#### Required work
Output, please, exactly those lines of the listing that come before the line with "return 1 - p / H", along with that line itself.

#### Data extract

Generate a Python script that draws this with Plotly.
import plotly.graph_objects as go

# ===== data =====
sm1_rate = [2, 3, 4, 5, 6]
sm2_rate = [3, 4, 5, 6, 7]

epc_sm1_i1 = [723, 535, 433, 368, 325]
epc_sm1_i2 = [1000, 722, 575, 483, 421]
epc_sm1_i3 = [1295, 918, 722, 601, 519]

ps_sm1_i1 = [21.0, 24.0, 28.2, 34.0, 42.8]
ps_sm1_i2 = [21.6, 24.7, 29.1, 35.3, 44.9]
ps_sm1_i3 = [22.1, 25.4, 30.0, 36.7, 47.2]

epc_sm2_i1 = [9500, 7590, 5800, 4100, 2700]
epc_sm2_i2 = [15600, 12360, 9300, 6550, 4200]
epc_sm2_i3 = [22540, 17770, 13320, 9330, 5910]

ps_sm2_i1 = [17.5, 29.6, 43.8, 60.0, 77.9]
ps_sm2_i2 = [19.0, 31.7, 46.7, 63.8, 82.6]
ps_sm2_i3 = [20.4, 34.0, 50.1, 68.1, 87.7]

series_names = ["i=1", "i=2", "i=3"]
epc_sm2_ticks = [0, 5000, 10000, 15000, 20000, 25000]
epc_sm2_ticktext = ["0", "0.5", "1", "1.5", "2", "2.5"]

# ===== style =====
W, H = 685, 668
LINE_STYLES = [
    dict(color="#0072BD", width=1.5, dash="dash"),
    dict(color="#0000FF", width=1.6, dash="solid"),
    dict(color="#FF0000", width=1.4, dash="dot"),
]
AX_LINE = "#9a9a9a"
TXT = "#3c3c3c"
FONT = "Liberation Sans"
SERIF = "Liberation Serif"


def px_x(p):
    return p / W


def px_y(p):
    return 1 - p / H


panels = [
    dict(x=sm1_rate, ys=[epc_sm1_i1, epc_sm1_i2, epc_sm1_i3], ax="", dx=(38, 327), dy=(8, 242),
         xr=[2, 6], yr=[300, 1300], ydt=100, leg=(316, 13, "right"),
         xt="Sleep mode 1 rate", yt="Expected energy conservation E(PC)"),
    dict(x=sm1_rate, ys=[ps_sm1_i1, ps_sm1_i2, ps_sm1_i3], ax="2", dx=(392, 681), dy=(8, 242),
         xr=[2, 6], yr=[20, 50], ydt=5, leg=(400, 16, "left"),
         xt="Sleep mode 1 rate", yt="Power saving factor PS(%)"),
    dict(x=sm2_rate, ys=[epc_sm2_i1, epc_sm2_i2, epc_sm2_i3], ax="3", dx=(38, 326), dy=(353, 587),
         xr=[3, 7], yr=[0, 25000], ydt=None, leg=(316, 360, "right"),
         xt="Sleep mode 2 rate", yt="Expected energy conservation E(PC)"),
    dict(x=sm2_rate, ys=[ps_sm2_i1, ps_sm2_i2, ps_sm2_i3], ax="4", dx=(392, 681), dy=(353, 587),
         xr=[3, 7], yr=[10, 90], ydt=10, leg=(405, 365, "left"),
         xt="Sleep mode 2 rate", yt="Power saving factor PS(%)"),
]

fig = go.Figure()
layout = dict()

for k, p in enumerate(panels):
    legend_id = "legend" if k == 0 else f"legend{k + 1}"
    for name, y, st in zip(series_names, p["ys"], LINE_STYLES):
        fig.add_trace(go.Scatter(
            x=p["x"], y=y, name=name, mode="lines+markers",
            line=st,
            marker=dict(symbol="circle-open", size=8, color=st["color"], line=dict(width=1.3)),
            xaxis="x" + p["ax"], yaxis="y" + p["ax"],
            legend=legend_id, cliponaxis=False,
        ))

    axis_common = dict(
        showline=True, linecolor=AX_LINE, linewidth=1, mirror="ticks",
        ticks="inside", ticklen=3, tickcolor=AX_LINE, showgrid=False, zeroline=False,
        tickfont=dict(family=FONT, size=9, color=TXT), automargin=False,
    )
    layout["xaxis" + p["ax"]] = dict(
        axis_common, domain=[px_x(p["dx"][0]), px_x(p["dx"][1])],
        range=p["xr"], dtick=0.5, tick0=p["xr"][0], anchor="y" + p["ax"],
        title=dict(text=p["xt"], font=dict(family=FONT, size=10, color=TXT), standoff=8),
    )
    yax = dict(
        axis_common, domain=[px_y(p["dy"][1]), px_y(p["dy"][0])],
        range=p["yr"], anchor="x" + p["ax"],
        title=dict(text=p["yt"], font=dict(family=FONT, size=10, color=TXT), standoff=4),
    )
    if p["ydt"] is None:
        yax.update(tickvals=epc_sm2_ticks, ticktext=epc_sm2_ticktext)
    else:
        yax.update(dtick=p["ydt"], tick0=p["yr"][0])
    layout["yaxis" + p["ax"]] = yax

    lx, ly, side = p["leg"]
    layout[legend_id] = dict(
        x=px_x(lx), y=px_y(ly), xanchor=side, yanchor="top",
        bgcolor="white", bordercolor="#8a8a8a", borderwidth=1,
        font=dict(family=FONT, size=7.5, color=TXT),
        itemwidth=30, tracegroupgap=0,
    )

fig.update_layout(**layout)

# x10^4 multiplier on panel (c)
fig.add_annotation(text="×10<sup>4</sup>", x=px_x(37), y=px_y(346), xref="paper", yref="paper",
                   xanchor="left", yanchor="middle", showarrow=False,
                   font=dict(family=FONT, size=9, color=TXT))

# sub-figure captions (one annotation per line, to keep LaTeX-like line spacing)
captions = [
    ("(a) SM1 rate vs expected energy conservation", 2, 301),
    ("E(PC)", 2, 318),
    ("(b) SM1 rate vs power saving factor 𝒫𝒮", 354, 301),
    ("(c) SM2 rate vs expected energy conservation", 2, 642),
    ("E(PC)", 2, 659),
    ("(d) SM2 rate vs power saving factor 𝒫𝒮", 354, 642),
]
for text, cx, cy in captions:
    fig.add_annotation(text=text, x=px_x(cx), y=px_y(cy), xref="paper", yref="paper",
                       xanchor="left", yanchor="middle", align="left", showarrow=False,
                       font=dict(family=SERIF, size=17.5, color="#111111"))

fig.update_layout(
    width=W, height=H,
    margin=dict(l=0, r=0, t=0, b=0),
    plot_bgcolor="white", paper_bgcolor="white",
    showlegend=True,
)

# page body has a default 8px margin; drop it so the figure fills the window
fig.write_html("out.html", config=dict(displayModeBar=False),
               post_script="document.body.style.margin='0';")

#### Output
Generate a Python script that draws this with Plotly.
import plotly.graph_objects as go

# ===== data =====
sm1_rate = [2, 3, 4, 5, 6]
sm2_rate = [3, 4, 5, 6, 7]

epc_sm1_i1 = [723, 535, 433, 368, 325]
epc_sm1_i2 = [1000, 722, 575, 483, 421]
epc_sm1_i3 = [1295, 918, 722, 601, 519]

ps_sm1_i1 = [21.0, 24.0, 28.2, 34.0, 42.8]
ps_sm1_i2 = [21.6, 24.7, 29.1, 35.3, 44.9]
ps_sm1_i3 = [22.1, 25.4, 30.0, 36.7, 47.2]

epc_sm2_i1 = [9500, 7590, 5800, 4100, 2700]
epc_sm2_i2 = [15600, 12360, 9300, 6550, 4200]
epc_sm2_i3 = [22540, 17770, 13320, 9330, 5910]

ps_sm2_i1 = [17.5, 29.6, 43.8, 60.0, 77.9]
ps_sm2_i2 = [19.0, 31.7, 46.7, 63.8, 82.6]
ps_sm2_i3 = [20.4, 34.0, 50.1, 68.1, 87.7]

series_names = ["i=1", "i=2", "i=3"]
epc_sm2_ticks = [0, 5000, 10000, 15000, 20000, 25000]
epc_sm2_ticktext = ["0", "0.5", "1", "1.5", "2", "2.5"]

# ===== style =====
W, H = 685, 668
LINE_STYLES = [
    dict(color="#0072BD", width=1.5, dash="dash"),
    dict(color="#0000FF", width=1.6, dash="solid"),
    dict(color="#FF0000", width=1.4, dash="dot"),
]
AX_LINE = "#9a9a9a"
TXT = "#3c3c3c"
FONT = "Liberation Sans"
SERIF = "Liberation Serif"


def px_x(p):
    return p / W


def px_y(p):
    return 1 - p / H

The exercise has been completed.